For what it is worth, the laws of both the US and England require that the information be made public because public research money was used to fund the project. Additionally, the projected was chartered to make all of the information publicly available.

At issue before was whether or not Craig Venter and Celera Genomics were going to release their version publically and their annotations (which they probably won't), and whether Venter has any intellectual property on which he can obtain patents (which he probably doesn't).

Celera currently has sequence which are not part of the public record sequence yet, but will be shortly. Celera's sequence is badly fragmented and since Celera currently uses shotgun seuencing alone, they're probably having some trouble anchoring the sequence fragments and finishing it, something they won't be able to do before the public effort (but that they could partly do now by using the public information -- greatly decreasing their IP position).

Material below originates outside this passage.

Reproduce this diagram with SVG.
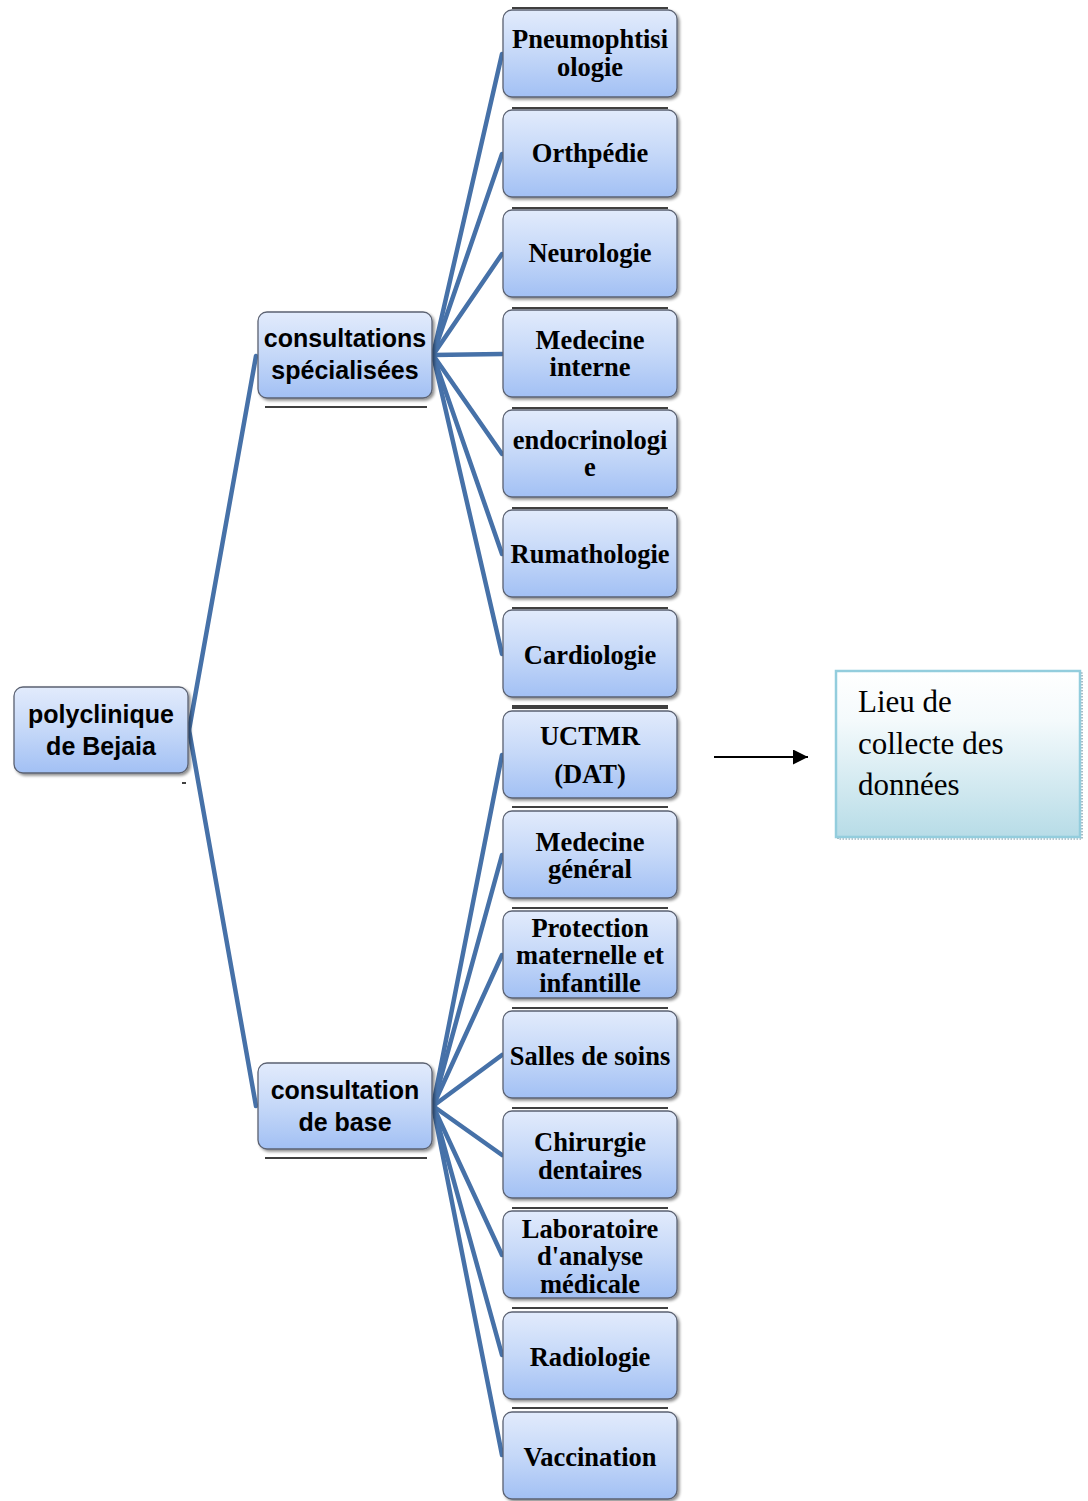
<svg xmlns="http://www.w3.org/2000/svg" width="1088" height="1501" viewBox="0 0 1088 1501">
<defs>
<linearGradient id="gb" x1="0" y1="0" x2="0" y2="1">
<stop offset="0" stop-color="#e2ebfc"/>
<stop offset="0.5" stop-color="#c5d8f8"/>
<stop offset="1" stop-color="#a2c0f4"/>
</linearGradient>
<linearGradient id="gc" x1="0" y1="0" x2="0" y2="1">
<stop offset="0" stop-color="#ffffff"/>
<stop offset="0.3" stop-color="#f4fafc"/>
<stop offset="1" stop-color="#b7dce7"/>
</linearGradient>
<filter id="sh" x="-10%" y="-10%" width="130%" height="130%">
<feGaussianBlur in="SourceAlpha" stdDeviation="1.5"/>
<feOffset dx="1.5" dy="2" result="o"/>
<feComponentTransfer><feFuncA type="linear" slope="0.45"/></feComponentTransfer>
<feMerge><feMergeNode/><feMergeNode in="SourceGraphic"/></feMerge>
</filter>
<marker id="ah" viewBox="0 0 10 10" refX="10" refY="5" markerWidth="16" markerHeight="15" markerUnits="userSpaceOnUse" orient="auto">
<path d="M0,0 L10,5 L0,10 z" fill="#000"/>
</marker>
</defs>
<style>
.box{fill:url(#gb);stroke:#5b6272;stroke-width:1.3;filter:url(#sh)}
.ts{font-family:"Liberation Serif","Times New Roman",serif;font-weight:bold;font-size:26.5px;fill:#000;text-anchor:middle}
.tn{font-family:"Liberation Sans",Arial,sans-serif;font-weight:bold;font-size:25px;fill:#000;text-anchor:middle}
.tc{font-family:"Liberation Serif","Times New Roman",serif;font-size:31px;fill:#000}
.bl{stroke:#000;stroke-width:1.5}
.cn{stroke:#4671a8;stroke-width:4.5;fill:none;stroke-linecap:round}
</style>
<rect width="1088" height="1501" fill="#fff"/>

<g id="rules">
<line class="bl" x1="512" y1="8" x2="668" y2="8"/>
<line class="bl" x1="512" y1="108" x2="668" y2="108"/>
<line class="bl" x1="512" y1="208" x2="668" y2="208"/>
<line class="bl" x1="512" y1="308" x2="668" y2="308"/>
<line class="bl" x1="512" y1="408" x2="668" y2="408"/>
<line class="bl" x1="512" y1="508" x2="668" y2="508"/>
<line class="bl" x1="512" y1="608" x2="668" y2="608"/>
<line class="bl" x1="512" y1="706" x2="668" y2="706"/>
<line class="bl" x1="512" y1="708" x2="668" y2="708"/>
<line class="bl" x1="512" y1="807" x2="668" y2="807" stroke-width="2.5"/>
<line class="bl" x1="512" y1="908" x2="668" y2="908"/>
<line class="bl" x1="512" y1="1008" x2="668" y2="1008"/>
<line class="bl" x1="512" y1="1108" x2="668" y2="1108"/>
<line class="bl" x1="512" y1="1208" x2="668" y2="1208"/>
<line class="bl" x1="512" y1="1308" x2="668" y2="1308"/>
<line class="bl" x1="512" y1="1408" x2="668" y2="1408"/>
<line class="bl" x1="265" y1="407" x2="427" y2="407"/>
<line class="bl" x1="265" y1="1158" x2="427" y2="1158"/>
<line class="bl" x1="182" y1="783" x2="186" y2="783" stroke-width="1"/>
</g>

<g id="connectors">
<line class="cn" x1="189" y1="730" x2="256" y2="356"/>
<line class="cn" x1="189" y1="730" x2="256" y2="1106"/>
<line class="cn" x1="433" y1="355" x2="502" y2="54"/>
<line class="cn" x1="433" y1="355" x2="502" y2="154"/>
<line class="cn" x1="433" y1="355" x2="502" y2="254"/>
<line class="cn" x1="433" y1="355" x2="502" y2="354"/>
<line class="cn" x1="433" y1="355" x2="502" y2="454"/>
<line class="cn" x1="433" y1="355" x2="502" y2="554"/>
<line class="cn" x1="433" y1="355" x2="502" y2="654"/>
<line class="cn" x1="433" y1="1106" x2="502" y2="755"/>
<line class="cn" x1="433" y1="1106" x2="502" y2="855"/>
<line class="cn" x1="433" y1="1106" x2="502" y2="955"/>
<line class="cn" x1="433" y1="1106" x2="502" y2="1055"/>
<line class="cn" x1="433" y1="1106" x2="502" y2="1155"/>
<line class="cn" x1="433" y1="1106" x2="502" y2="1255"/>
<line class="cn" x1="433" y1="1106" x2="502" y2="1355"/>
<line class="cn" x1="433" y1="1106" x2="502" y2="1455"/>
<line x1="714" y1="757" x2="808" y2="757" stroke="#000" stroke-width="1.8" marker-end="url(#ah)"/>
</g>

<g id="root">
<rect class="box" x="14" y="687" width="174" height="86" rx="9"/>
<text class="tn" x="101" y="723">polyclinique</text>
<text class="tn" x="101" y="755">de Bejaia</text>
</g>

<g id="specialisees">
<rect class="box" x="258" y="312" width="174" height="86" rx="9"/>
<text class="tn" x="345" y="347">consultations</text>
<text class="tn" x="345" y="379">spécialisées</text>
</g>

<g id="base">
<rect class="box" x="258" y="1063" width="174" height="86" rx="9"/>
<text class="tn" x="345" y="1099">consultation</text>
<text class="tn" x="345" y="1131">de base</text>
</g>

<g id="n1"><rect class="box" x="503" y="10" width="174" height="87" rx="9"/>
<text class="ts" x="590" y="48">Pneumophtisi</text><text class="ts" x="590" y="76">ologie</text></g>
<g id="n2"><rect class="box" x="503" y="110" width="174" height="87" rx="9"/>
<text class="ts" x="590" y="162">Orthpédie</text></g>
<g id="n3"><rect class="box" x="503" y="210" width="174" height="87" rx="9"/>
<text class="ts" x="590" y="262">Neurologie</text></g>
<g id="n4"><rect class="box" x="503" y="310" width="174" height="87" rx="9"/>
<text class="ts" x="590" y="349">Medecine</text><text class="ts" x="590" y="376">interne</text></g>
<g id="n5"><rect class="box" x="503" y="410" width="174" height="87" rx="9"/>
<text class="ts" x="590" y="449">endocrinologi</text><text class="ts" x="590" y="476">e</text></g>
<g id="n6"><rect class="box" x="503" y="510" width="174" height="87" rx="9"/>
<text class="ts" x="590" y="563">Rumathologie</text></g>
<g id="n7"><rect class="box" x="503" y="610" width="174" height="87" rx="9"/>
<text class="ts" x="590" y="664">Cardiologie</text></g>
<g id="n8"><rect class="box" x="503" y="711" width="174" height="87" rx="9"/>
<text class="ts" x="590" y="745">UCTMR</text><text class="ts" x="590" y="783">(DAT)</text></g>
<g id="n9"><rect class="box" x="503" y="811" width="174" height="87" rx="9"/>
<text class="ts" x="590" y="851">Medecine</text><text class="ts" x="590" y="878">général</text></g>
<g id="n10"><rect class="box" x="503" y="911" width="174" height="87" rx="9"/>
<text class="ts" x="590" y="937">Protection</text><text class="ts" x="590" y="964">maternelle et</text><text class="ts" x="590" y="992">infantille</text></g>
<g id="n11"><rect class="box" x="503" y="1011" width="174" height="87" rx="9"/>
<text class="ts" x="590" y="1065">Salles de soins</text></g>
<g id="n12"><rect class="box" x="503" y="1111" width="174" height="87" rx="9"/>
<text class="ts" x="590" y="1151">Chirurgie</text><text class="ts" x="590" y="1179">dentaires</text></g>
<g id="n13"><rect class="box" x="503" y="1211" width="174" height="87" rx="9"/>
<text class="ts" x="590" y="1238">Laboratoire</text><text class="ts" x="590" y="1265">d'analyse</text><text class="ts" x="590" y="1293">médicale</text></g>
<g id="n14"><rect class="box" x="503" y="1312" width="174" height="87" rx="9"/>
<text class="ts" x="590" y="1366">Radiologie</text></g>
<g id="n15"><rect class="box" x="503" y="1412" width="174" height="87" rx="9"/>
<text class="ts" x="590" y="1466">Vaccination</text></g>

<g id="note">
<rect x="838" y="673" width="244" height="166" fill="none" stroke="#6f8fa0" stroke-width="1.2" stroke-dasharray="1.5 1.5"/>
<rect x="836" y="671" width="244" height="166" fill="url(#gc)" stroke="#93cddd" stroke-width="2.5"/>
<text class="tc" x="858" y="712">Lieu de</text>
<text class="tc" x="858" y="754">collecte des</text>
<text class="tc" x="858" y="795">données</text>
</g>
</svg>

Finally, the Human Genome Project has additional iimportant informations regarding allelic variation and single-nucleotide polymorphisms obtained through sequencing multiple people's DNA as opposed to Celera's ostensibly quicker approach of sequencing the DNA of a single person (Craig Venter himself). I'd really be amazed if Celera will see mcuh profit from its human genome sequencing effort.

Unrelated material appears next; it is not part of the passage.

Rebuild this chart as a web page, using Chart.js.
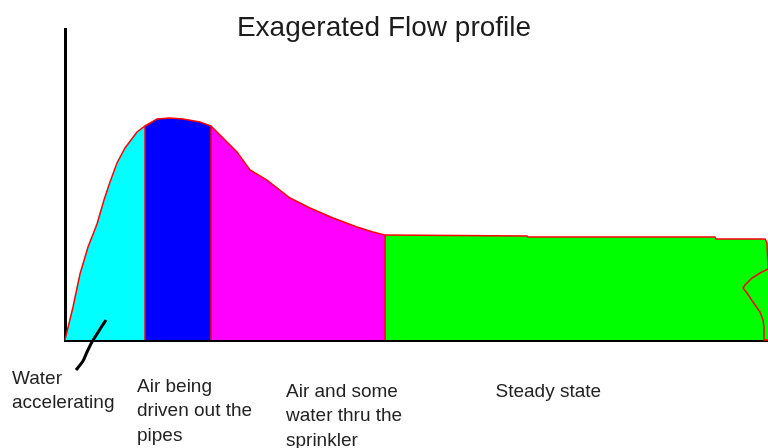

Anyway, the point was that the HGP information was always destined to be released into the public domain, there wasn't even a question about it. It's nice for Clinton and Blair to take credit for it, but they didn't do anything. Release of the information still won't cover IP related to genes not identified or detrimental genetic mutations/ variants that cause disease, the majority of which the HGP will not capture. However, the HGP information will make such things far easier to find in the future.